Duderstadt’s report, she says, “is not intended to tell these organizations how to run their business; rather, it is intended to say here’s the general direction, the roadblocks—now you go figure it out.”

A president emeritus at the University of Michigan, Duderstadt is not your routine detached observer. He was raised in Carrollton, Mo.; his family’s roots in Kansas City run deep. He’s well aware of the 19th century border-state hostilities that leave their echoes in regional politics and agendas.

But his report also contains much for the region to celebrate. He suggests that Kansas City institutions have demonstrated unprecedented collaboration and cooperation since 2005 to achieve that fundamental economic and educational transformation. In the spirit of building on that, he outlines seven initiatives that should take place within the next year to give the economic makeover a better seedbed for growth.

The original “Time to Get It Right” report acknowledged that the goals would require decades to achieve, and would involve unprecedented levels of cooperation in a sprawling city with such historic, geographic and political divisions.

Nonetheless, it generated a lot of buy-in. As a result, Duderstadt acknowledges, the Stowers Institute has cemented its reputation for attracting top-flight scientific and research talent, life-sciences research is gaining additional momentum through the University of Kansas Medical Center and its efforts to win designation as a national cancer center, MU has made vital plant-sciences contributions, and K-State has done the same with plans for animal-health research that will be conducted at its Olathe Innovation Campus. Additionally, he says, area hospitals are collaborating in ways previously unheard of.

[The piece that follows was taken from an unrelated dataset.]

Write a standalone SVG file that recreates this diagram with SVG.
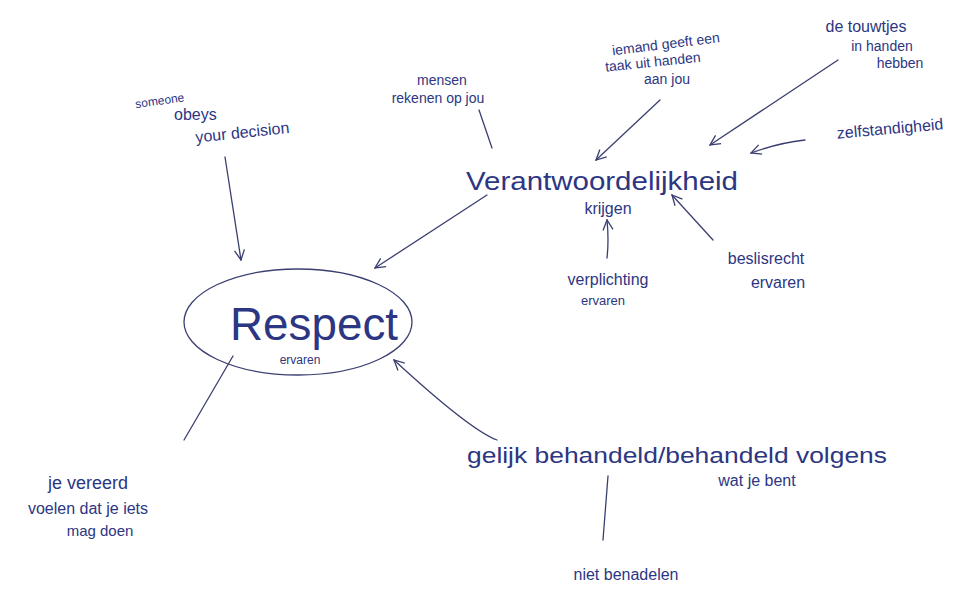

Duderstadt also acknowledges the contributions from UMKC, the region’s community colleges, and even the improvements in student performance at the long-troubled urban school districts—all told, a five-year record of progress that he calls “impressive.”

“Kansas City,” he said, “should take considerable pride in what it has accomplished so far.”

UMKC Chancellor Leo Morton, whose university represents one leg of the vision, agreed with that. But he also urged people to understand just how big a community effort this would require.

“We tend to have a drive-through mentality about these things, that you can put a program in place and it’s fixed,” Morton said. “It takes a long time for these things to have the impact we’re looking for. But we’re getting on the right course, and now we need to make the investments and stay the course to make the results apparent.

“There needs to be patience and focus,” Morton said. “We didn’t get where we are overnight.”